Aqui no oriente, em departamentos como Beni, Santa Cruz e Tarija, percebemos uma clara ruptura no movimento: apesar de corresponderem a 2/3 das etnias do país, estão em menor quantidade de pessoas, se comparadas aos aymaras e quechuas juntos, e acabam sem voz”, diz.

Estado plurinacional

Para entender essa atual dualidade, vale a análise da combinação tensa entre indigenismo e nacionalismo do governo de Evo Morales, feita pelo sociólogo Fernando Mayorga, diretor geral do CESU (Centro de Estudos Superiores Universitários) da Universidade Mayor de San Simón, em Cochabamba, também autor do livro DileMAS.

“Estamos presenciando uma construção minimalista do estado plurinacional, feita lentamente e com muitos limites e contradições. Um exemplo é a teórica garantia dos direitos coletivos dos povos indígenas a partir da consulta prévia em algumas situações de conflito, mas a mesma constituição diz que essa votação não tem caráter vinculante, ou seja, o Estado não estará obrigado a cumpri-la”.

Segundo Fernando, o formato plurinacional está avançando devagar e esse movimento é adequado. “O Estado Plurinacional foi uma resposta à exclusão indígena na história da Bolívia.

Os avanços seguem devagar na aplicação de políticas efetivas, mas em termos normativos são claros e importantes os êxitos, apesar de a Constituição afirmar erroneamente a existência de 36 povos, quando na verdade são 36 idiomas. Enfim, é um desafio complexo construir um país novo e diferente tendo como base uma economia muito débil. Será necessário criar esse estado ao mesmo tempo em que ele é transformado”.

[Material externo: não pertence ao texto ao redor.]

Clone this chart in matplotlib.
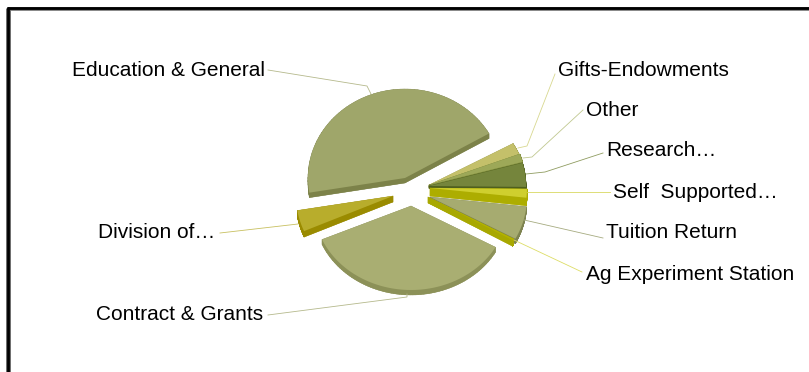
import numpy as np
import matplotlib
matplotlib.use("Agg")
import matplotlib.pyplot as plt
from matplotlib.patches import Polygon
from matplotlib.collections import PolyCollection

plt.rcParams['font.family'] = ['Liberation Sans', 'DejaVu Sans']

categories = ["Education & General", "Division of…", "Contract & Grants",
              "Ag Experiment Station", "Tuition Return", "Self  Supported…",
              "Research…", "Other", "Gifts-Endowments"]
values = [44.3, 3.9, 35.3, 0.3, 6.1, 1.6, 4.4, 1.5, 2.6]

apexes = [(405, 178), (393, 196), (411, 206), (428, 197), (430, 197),
          (430, 188), (429, 186), (429, 185), (429, 185)]
radii_y = [89, 88, 84, 88, 88, 88, 88, 88, 83]
depths = [5, 6, 5, 6, 5, 8, 2.5, 2.5, 2.5]
top_colors = ['#9FA66A', '#B8AD2C', '#A9AE72', '#B3B300', '#A6AB70',
              '#CFCF2E', '#75853C', '#9DA858', '#C4C06A']
side_colors = ['#7C8249', '#9A8B00', '#8C9158', '#A8A800', '#7E8350',
               '#ADAD00', '#4F5F1E', '#7D8A3A', '#A0A050']
line_colors = ['#B5B98C', '#C8C060', '#B5B98C', '#DDDD66', '#A6AB80',
               '#D8D860', '#8F9C60', '#C0C890', '#D8D890']
label_pos = [(72, 70), (98, 232), (96, 314), (586, 274), (606, 233),
             (613, 192), (606, 150), (586, 110), (558, 70)]
leaders = [[(268, 70), (367, 86), (371, 94)],
           [(220, 233), (298, 224)],
           [(268, 315), (407, 297), (407, 294)],
           [(582, 272), (514, 240)],
           [(603, 238), (533, 222), (524, 220)],
           [(610, 192), (527, 192)],
           [(603, 153), (545, 172), (526, 174)],
           [(583, 110), (532, 157), (523, 158)],
           [(555, 74), (527, 146), (518, 148)]]

W, H = 809, 372
fig = plt.figure(figsize=(W / 100, H / 100), dpi=100)
ax = fig.add_axes([0, 0, 1, 1])
ax.set_xlim(0, W)
ax.set_ylim(H, 0)
ax.axis('off')

rx = 97.0
start_angle = 30.0
angles = np.array(values) / sum(values) * 360.0
edges = start_angle + np.concatenate([[0], np.cumsum(angles)])

slices = []
for i in range(len(values)):
    ox, oy = apexes[i]
    t = np.radians(np.linspace(edges[i], edges[i + 1], 80))
    pts = np.column_stack([ox + rx * np.cos(t), oy - radii_y[i] * np.sin(t)])
    slices.append(np.vstack([[ox, oy], pts]))

order = [1, 0, 2, 8, 7, 6, 5, 4, 3]
for i in order:
    pts = slices[i]
    d = depths[i]
    closed = np.vstack([pts, pts[:1]])
    quads = [np.array([closed[j], closed[j + 1],
                       closed[j + 1] + [0, d], closed[j] + [0, d]])
             for j in range(len(closed) - 1)]
    ax.add_collection(PolyCollection(quads, facecolors=side_colors[i],
                                     edgecolors=side_colors[i], linewidths=0.3))
    ax.add_patch(Polygon(pts + [0, d], closed=True, fc=side_colors[i], ec='none'))
    ax.add_patch(Polygon(pts, closed=True, fc=top_colors[i], ec='none'))

for i, name in enumerate(categories):
    xs, ys = zip(*leaders[i])
    ax.plot(xs, ys, color=line_colors[i], lw=0.6, solid_joinstyle='miter')
    ax.text(label_pos[i][0], label_pos[i][1], name, fontsize=15,
            color='black', ha='left', va='center')

ax.plot([8, 8], [H, 8], color='#707070', lw=3.6, solid_capstyle='butt')
ax.plot([8, W], [9, 9], color='#707070', lw=2.6, solid_capstyle='butt')
ax.plot([8, 8], [H, 7], color='black', lw=2.0, solid_capstyle='butt')
ax.plot([7, W], [8, 8], color='black', lw=2.0, solid_capstyle='butt')

fig.savefig('out.png', dpi=100)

Em uma comparação simplista, é possível dizer que a revolução nacional de 1952 incluiu na sociedade os camponeses, que hoje têm movimentos organizados e voz ativa nas decisões governamentais, enquanto que a atual revolução democrática e cultural está integrando os povos originários indígenas, que aos poucos vai conquistando espaço, direitos e participação política.